Data records
## Begin
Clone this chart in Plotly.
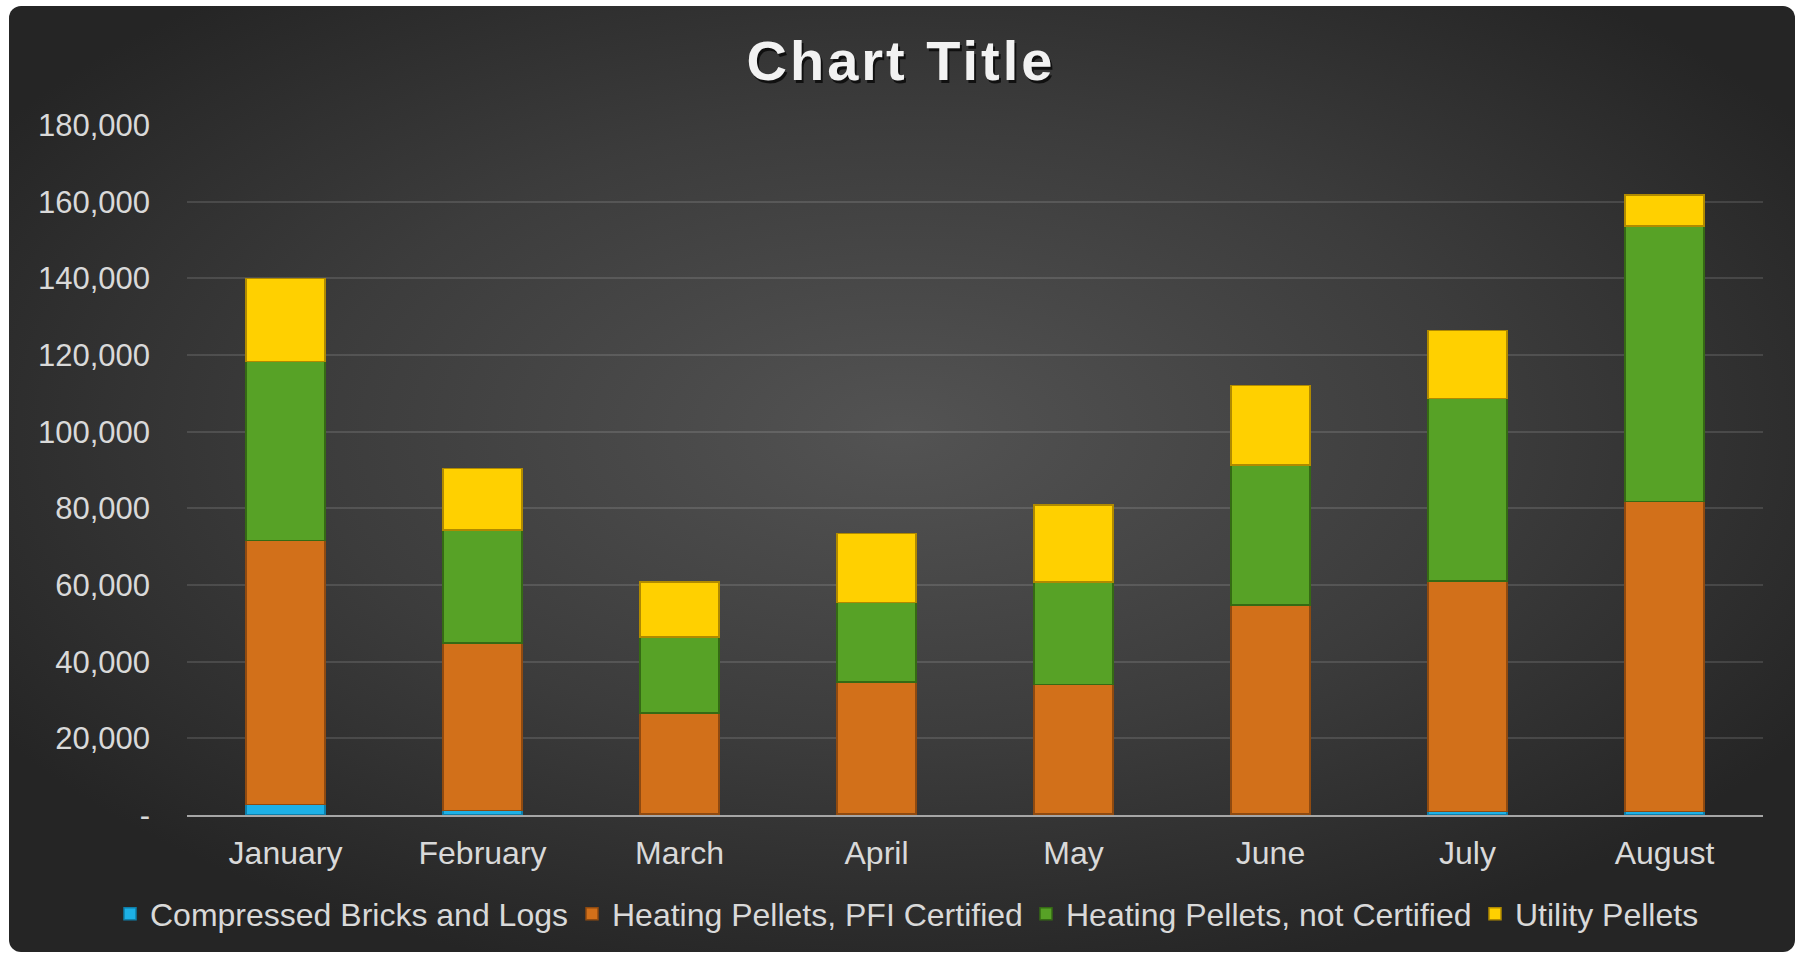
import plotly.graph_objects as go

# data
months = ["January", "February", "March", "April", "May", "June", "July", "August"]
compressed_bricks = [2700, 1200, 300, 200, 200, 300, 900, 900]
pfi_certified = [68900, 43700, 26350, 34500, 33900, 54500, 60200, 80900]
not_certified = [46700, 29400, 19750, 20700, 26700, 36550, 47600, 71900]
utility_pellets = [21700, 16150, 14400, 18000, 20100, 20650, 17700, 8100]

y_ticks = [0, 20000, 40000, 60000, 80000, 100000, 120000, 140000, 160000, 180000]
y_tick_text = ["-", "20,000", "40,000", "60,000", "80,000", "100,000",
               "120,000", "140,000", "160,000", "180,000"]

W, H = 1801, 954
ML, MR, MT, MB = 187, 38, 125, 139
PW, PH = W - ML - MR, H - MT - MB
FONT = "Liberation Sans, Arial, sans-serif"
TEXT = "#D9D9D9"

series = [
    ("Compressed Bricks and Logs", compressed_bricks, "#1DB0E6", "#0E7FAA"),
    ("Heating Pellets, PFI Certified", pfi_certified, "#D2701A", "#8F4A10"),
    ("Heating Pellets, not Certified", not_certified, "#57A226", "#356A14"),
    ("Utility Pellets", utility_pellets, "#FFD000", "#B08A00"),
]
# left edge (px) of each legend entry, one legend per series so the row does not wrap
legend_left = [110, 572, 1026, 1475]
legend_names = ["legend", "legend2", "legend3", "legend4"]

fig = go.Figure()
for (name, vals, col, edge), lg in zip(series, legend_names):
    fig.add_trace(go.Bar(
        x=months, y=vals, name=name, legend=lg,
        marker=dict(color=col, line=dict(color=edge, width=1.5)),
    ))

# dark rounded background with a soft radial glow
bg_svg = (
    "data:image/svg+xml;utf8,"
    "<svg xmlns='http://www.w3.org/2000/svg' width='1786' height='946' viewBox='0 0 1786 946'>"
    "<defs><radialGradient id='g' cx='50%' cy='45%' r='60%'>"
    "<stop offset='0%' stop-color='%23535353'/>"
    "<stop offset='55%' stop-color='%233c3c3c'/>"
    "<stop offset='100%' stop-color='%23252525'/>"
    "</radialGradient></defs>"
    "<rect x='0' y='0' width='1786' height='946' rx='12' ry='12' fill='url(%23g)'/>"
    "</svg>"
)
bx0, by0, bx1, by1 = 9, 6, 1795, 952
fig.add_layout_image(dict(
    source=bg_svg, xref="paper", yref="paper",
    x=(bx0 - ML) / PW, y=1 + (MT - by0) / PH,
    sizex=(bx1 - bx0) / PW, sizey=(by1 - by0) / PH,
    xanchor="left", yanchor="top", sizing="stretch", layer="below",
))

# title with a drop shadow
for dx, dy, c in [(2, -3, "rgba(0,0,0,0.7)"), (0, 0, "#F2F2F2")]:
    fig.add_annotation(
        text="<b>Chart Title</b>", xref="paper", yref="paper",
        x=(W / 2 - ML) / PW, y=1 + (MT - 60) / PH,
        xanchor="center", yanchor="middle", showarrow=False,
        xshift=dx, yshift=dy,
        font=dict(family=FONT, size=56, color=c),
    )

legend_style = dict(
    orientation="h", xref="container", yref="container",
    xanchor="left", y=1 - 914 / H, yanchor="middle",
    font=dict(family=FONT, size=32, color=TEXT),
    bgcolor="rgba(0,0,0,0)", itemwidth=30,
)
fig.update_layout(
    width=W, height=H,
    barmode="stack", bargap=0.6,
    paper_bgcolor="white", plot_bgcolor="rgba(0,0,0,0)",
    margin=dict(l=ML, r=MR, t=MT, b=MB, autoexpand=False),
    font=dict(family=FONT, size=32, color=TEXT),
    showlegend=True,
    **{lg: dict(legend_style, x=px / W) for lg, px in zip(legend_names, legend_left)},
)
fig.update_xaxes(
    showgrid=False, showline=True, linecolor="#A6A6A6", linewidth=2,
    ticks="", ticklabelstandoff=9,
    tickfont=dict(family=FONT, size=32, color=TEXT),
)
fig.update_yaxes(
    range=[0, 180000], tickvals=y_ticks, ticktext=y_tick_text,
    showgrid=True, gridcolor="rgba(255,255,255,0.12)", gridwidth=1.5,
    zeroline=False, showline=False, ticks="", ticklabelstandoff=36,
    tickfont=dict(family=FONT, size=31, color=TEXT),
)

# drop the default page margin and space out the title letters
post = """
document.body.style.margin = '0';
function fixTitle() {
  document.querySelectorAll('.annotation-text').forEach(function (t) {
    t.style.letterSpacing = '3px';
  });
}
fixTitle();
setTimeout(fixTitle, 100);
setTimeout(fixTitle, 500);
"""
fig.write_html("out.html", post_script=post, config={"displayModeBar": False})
## End
## Begin
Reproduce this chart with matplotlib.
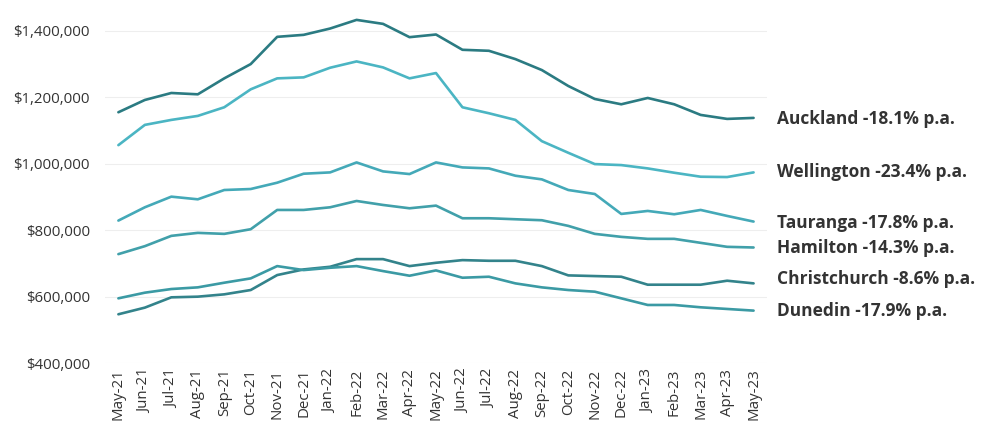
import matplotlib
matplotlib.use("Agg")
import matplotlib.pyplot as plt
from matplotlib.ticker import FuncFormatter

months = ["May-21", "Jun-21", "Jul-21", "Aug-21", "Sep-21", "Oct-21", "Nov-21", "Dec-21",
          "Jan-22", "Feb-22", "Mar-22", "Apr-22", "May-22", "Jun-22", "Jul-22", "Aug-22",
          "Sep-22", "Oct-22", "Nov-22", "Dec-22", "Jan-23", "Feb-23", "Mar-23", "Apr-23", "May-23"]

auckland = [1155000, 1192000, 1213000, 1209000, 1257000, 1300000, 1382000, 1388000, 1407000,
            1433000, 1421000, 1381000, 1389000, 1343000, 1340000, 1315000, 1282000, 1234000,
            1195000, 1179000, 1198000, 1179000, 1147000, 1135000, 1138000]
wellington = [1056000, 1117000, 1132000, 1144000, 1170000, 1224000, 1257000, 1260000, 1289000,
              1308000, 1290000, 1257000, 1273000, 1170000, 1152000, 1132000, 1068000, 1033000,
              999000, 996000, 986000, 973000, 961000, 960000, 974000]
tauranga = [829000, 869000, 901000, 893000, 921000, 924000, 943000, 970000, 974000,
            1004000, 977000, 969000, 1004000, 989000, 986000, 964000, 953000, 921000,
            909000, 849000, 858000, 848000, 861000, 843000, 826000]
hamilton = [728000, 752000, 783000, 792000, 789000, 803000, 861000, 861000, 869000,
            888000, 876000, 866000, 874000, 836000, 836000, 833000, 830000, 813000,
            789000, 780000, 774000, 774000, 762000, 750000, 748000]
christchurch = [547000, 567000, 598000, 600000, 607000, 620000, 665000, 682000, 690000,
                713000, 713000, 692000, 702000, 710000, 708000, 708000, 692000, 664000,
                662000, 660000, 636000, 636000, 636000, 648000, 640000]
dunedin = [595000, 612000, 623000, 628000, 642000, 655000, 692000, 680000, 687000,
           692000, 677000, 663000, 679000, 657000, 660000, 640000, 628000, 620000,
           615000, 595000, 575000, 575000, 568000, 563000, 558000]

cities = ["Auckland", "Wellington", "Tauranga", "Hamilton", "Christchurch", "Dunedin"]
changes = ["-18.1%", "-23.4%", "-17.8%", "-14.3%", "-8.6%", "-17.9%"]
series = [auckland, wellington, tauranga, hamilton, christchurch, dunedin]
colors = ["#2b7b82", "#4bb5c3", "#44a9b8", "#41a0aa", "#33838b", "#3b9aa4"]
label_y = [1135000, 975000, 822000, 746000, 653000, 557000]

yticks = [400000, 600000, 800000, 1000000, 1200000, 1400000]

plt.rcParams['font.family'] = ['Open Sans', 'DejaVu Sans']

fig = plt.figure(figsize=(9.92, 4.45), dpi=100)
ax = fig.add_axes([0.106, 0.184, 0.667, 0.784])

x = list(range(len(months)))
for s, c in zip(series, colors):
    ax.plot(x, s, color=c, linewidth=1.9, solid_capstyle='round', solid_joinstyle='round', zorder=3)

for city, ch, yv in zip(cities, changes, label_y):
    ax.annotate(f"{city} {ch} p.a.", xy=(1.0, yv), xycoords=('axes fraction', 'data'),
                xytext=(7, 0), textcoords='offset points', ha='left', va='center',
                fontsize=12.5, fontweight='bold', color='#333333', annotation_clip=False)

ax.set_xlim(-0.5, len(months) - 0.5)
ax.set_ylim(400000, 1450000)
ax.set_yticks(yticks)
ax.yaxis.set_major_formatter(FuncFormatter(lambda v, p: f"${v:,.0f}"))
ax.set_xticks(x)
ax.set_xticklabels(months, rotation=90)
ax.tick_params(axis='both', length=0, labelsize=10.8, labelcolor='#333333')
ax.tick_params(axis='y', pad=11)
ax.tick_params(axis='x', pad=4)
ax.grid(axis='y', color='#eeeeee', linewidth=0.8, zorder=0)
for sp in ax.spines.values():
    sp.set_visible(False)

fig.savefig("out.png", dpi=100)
## End
* [Aim]: The lines to reproduce run from the one above containing "Clone this chart in Plotly." through the one containing "import plotly.graph_objects as go". Copy them exactly and leave out all pictures.

* [Correct response]:
Clone this chart in Plotly.
import plotly.graph_objects as go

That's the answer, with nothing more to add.